Nightly News | May 04, 2012
BRIAN WILLIAMS, anchor: Tonight, the woman caught up at the center of that Secret Service scandal is speaking out for the first time , giving her version of events about what happened that night in Cartagena , Colombia . We get our record tonight from NBC 's Mark Potter .
Ms. DANIA SUAREZ: Hola . Como estas?
MARK POTTER reporting: For the first time since the prostitution scandal erupted at this hotel in Cartagena , Colombia , three weeks ago...
Ms. SUAREZ:
POTTER: ...a woman identifying herself as Dania Londono Suarez is speaking publicly. During a paid interview on a Colombian radio network, Suarez says she was the escort at the center of the scandal whose confrontation with a man she later learned was an agent, over his refusal to pay her fee, drew the authorities and sparked the investigation.
Ms. SUAREZ:
POTTER: Speaking in Spanish, Suarez said, "It was obvious. I can't believe he would be so dumb or so stupid to think I wasn't going to charge him money." She was also asked whether she could have posed a risk to the president's
security. Her answer: "If I had wanted to or if I had been part of one of those terrorist groups, it's obvious I would have been able to get everything." In the interview, Suarez said the agent and two other men with him were drinking heavily that night. She also said after the scandal blew up, she fled to Dubai , fearing for her safety and that of her son. During all that time, she says, she has never been contacted by US officials investigating the scandal, a point of concern to a leading congressman briefed on the investigation.

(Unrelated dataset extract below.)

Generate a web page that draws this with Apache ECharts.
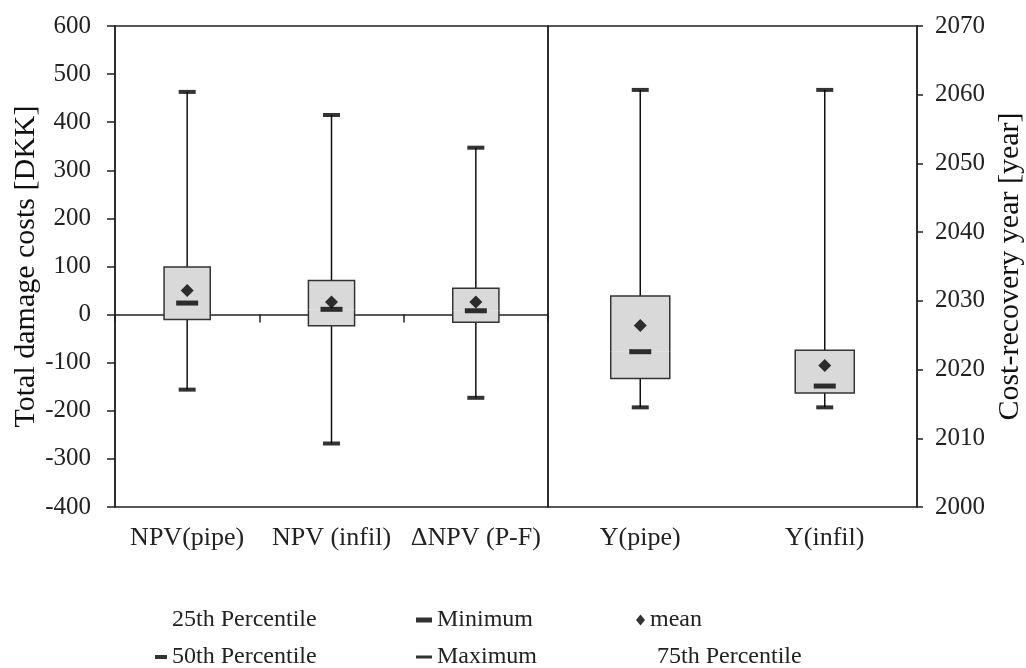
<!DOCTYPE html>
<html>
<head>
<meta charset="utf-8">
<title>Damage costs and cost-recovery year</title>
<script src="https://cdn.jsdelivr.net/npm/echarts@6/dist/echarts.min.js"></script>
<style>
    body { margin: 0; background: #fff; }
    #main { width: 1026px; height: 668px; }
</style>
</head>
<body>
<div id="main"></div>
<script>
// categories
var costNames = ['NPV(pipe)', 'NPV (infil)', '\u0394NPV (P-F)'];
var yearNames = ['Y(pipe)', 'Y(infil)'];

// left axis, total damage costs [DKK]
var costMin = [-156, -268, -173];
var costQ1 = [-10, -23, -16];
var costMedian = [24, 11, 8];
var costQ3 = [99, 71, 55];
var costMax = [463, 415, 347];
var costMean = [50, 26, 26];

// right axis, cost-recovery year
var yearMin = [2014.5, 2014.5];
var yearQ1 = [2018.7, 2016.6];
var yearMedian = [2022.6, 2017.6];
var yearQ3 = [2030.7, 2022.8];
var yearMax = [2060.7, 2060.7];
var yearMean = [2026.4, 2020.6];

var font = '"Liberation Serif", "Times New Roman", serif';
var ink = '#222';

// [index, min, q1, median, q3, max]
function boxRows(mn, q1, md, q3, mx) {
    var rows = [];
    for (var i = 0; i < mn.length; i++) {
        rows.push([i, mn[i], q1[i], md[i], q3[i], mx[i]]);
    }
    return rows;
}

// half of the box: lower = whisker min->q1 + box q1->median, upper = median->q3 + whisker q3->max
function halfBox(upper) {
    return function (params, api) {
        var i = api.value(0);
        var bw = api.size([1, 0])[0] * 0.32;
        var pMid = api.coord([i, api.value(3)]);
        var pEdge = api.coord([i, api.value(upper ? 4 : 2)]);
        var pEnd = api.coord([i, api.value(upper ? 5 : 1)]);
        var xl = pMid[0] - bw / 2, xr = pMid[0] + bw / 2;
        return {
            type: 'group',
            children: [{
                type: 'line',
                shape: { x1: pMid[0], y1: pEdge[1], x2: pMid[0], y2: pEnd[1] },
                style: { stroke: '#111', lineWidth: 1.5 }
            }, {
                type: 'rect',
                shape: { x: xl, y: Math.min(pMid[1], pEdge[1]), width: bw, height: Math.abs(pMid[1] - pEdge[1]) },
                style: { fill: '#d9d9d9' }
            }, {
                type: 'polyline',
                shape: { points: [[xl, pMid[1]], [xl, pEdge[1]], [xr, pEdge[1]], [xr, pMid[1]]] },
                style: { fill: null, stroke: '#333', lineWidth: 1.5 }
            }]
        };
    };
}

function seriesFor(g, mn, q1, md, q3, mx, mean) {
    var rows = boxRows(mn, q1, md, q3, mx);
    var ax = { xAxisIndex: g === 0 ? 0 : 2, yAxisIndex: g };
    return [
        Object.assign({ type: 'custom', name: '25th Percentile', renderItem: halfBox(false),
            encode: { x: 0, y: [1, 2, 3] }, data: rows }, ax),
        Object.assign({ type: 'custom', name: '75th Percentile', renderItem: halfBox(true),
            encode: { x: 0, y: [3, 4, 5] }, data: rows }, ax),
        Object.assign({ type: 'scatter', name: 'Minimum', symbol: 'rect', symbolSize: [17, 4],
            itemStyle: { color: '#000' }, data: mn }, ax),
        Object.assign({ type: 'scatter', name: 'Maximum', symbol: 'rect', symbolSize: [17, 4],
            itemStyle: { color: '#000' }, data: mx }, ax),
        Object.assign({ type: 'scatter', name: '50th Percentile', symbol: 'rect', symbolSize: [22, 5],
            itemStyle: { color: '#000' }, data: md }, ax),
        Object.assign({ type: 'scatter', name: 'mean', symbol: 'diamond', symbolSize: [13, 13],
            itemStyle: { color: '#000' }, data: mean }, ax)
    ];
}

function oneLegend(name, left, top, w, h, icon, visible) {
    return {
        data: [{ name: name, icon: icon, itemStyle: { color: visible ? '#000' : 'rgba(0,0,0,0)', borderWidth: 0 } }],
        left: left, top: top, padding: 0,
        itemWidth: w, itemHeight: h,
        selectedMode: false,
        textStyle: { fontFamily: font, fontSize: 24, color: ink }
    };
}

var labelStyle = { fontFamily: font, fontSize: 25, color: ink };
var catLabel = { interval: 0, margin: 18, fontFamily: font, fontSize: 26, color: ink };

var myChart = echarts.init(document.getElementById('main'));
var option = {
    animation: false,
    backgroundColor: '#fff',
    grid: [
        { left: 115, right: 478, top: 26, bottom: 161, show: true, borderColor: ink, borderWidth: 1.5 },
        { left: 548, right: 107, top: 26, bottom: 161, show: true, borderColor: ink, borderWidth: 1.5 }
    ],
    xAxis: [{
        gridIndex: 0, type: 'category', data: costNames, position: 'bottom',
        axisLine: { show: false, onZero: false }, axisTick: { show: false },
        axisLabel: catLabel
    }, {
        // zero line with the category ticks
        gridIndex: 0, type: 'category', data: costNames, position: 'top',
        axisLine: { show: true, onZero: true, lineStyle: { color: ink, width: 1.5 } },
        axisTick: { show: true, inside: true, length: 8, lineStyle: { color: ink, width: 1.5 } },
        axisLabel: { show: false }
    }, {
        gridIndex: 1, type: 'category', data: yearNames, position: 'bottom',
        axisLine: { show: false, onZero: false }, axisTick: { show: false },
        axisLabel: catLabel
    }],
    yAxis: [{
        gridIndex: 0, type: 'value', position: 'left',
        min: -400, max: 600, interval: 100,
        name: 'Total damage costs [DKK]', nameLocation: 'middle', nameRotate: 90, nameGap: 72,
        nameTextStyle: { fontFamily: font, fontSize: 30, color: '#111' },
        axisLine: { show: true, lineStyle: { color: ink, width: 1.5 } },
        axisTick: { show: true, length: 8, lineStyle: { color: ink, width: 1.5 } },
        axisLabel: Object.assign({ margin: 24 }, labelStyle),
        splitLine: { show: false }
    }, {
        gridIndex: 1, type: 'value', position: 'right',
        min: 2000, max: 2070, interval: 10,
        name: 'Cost-recovery year [year]', nameLocation: 'middle', nameRotate: 90, nameGap: 78,
        nameTextStyle: { fontFamily: font, fontSize: 30, color: '#111' },
        axisLine: { show: true, lineStyle: { color: ink, width: 1.5 } },
        axisTick: { show: true, length: 6, lineStyle: { color: ink, width: 1.5 } },
        axisLabel: Object.assign({ margin: 18, formatter: function (v) { return String(v); } }, labelStyle),
        splitLine: { show: false }
    }],
    legend: [
        oneLegend('25th Percentile', 155, 608, 12, 4, 'rect', false),
        oneLegend('50th Percentile', 155, 645, 12, 4, 'rect', true),
        oneLegend('Minimum', 416, 608, 16, 5, 'rect', true),
        oneLegend('Maximum', 416, 645, 16, 3, 'rect', true),
        oneLegend('mean', 636, 608, 9, 11, 'diamond', true),
        oneLegend('75th Percentile', 642, 645, 10, 4, 'rect', false)
    ],
    series: seriesFor(0, costMin, costQ1, costMedian, costQ3, costMax, costMean)
        .concat(seriesFor(1, yearMin, yearQ1, yearMedian, yearQ3, yearMax, yearMean))
};
myChart.setOption(option);
</script>
</body>
</html>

Representative PETER KING (Republican, New York): This woman is absolutely essential to the investigation since she's the one who actually created the initial conflict that brought the whole house down. She's the one who was involved at the very center of this whole case, and the Secret Service has not been able to interview her.
POTTER: The US Secret Service will not comment on the Suarez interview. In the wake of the scandal, nine personnel there are leaving the agency. Representative King says one agent failed a polygraph test. The Pentagon says the investigation of 12 US military personnel is completed now, awaiting final review. Mark Potter , NBC News, Miami.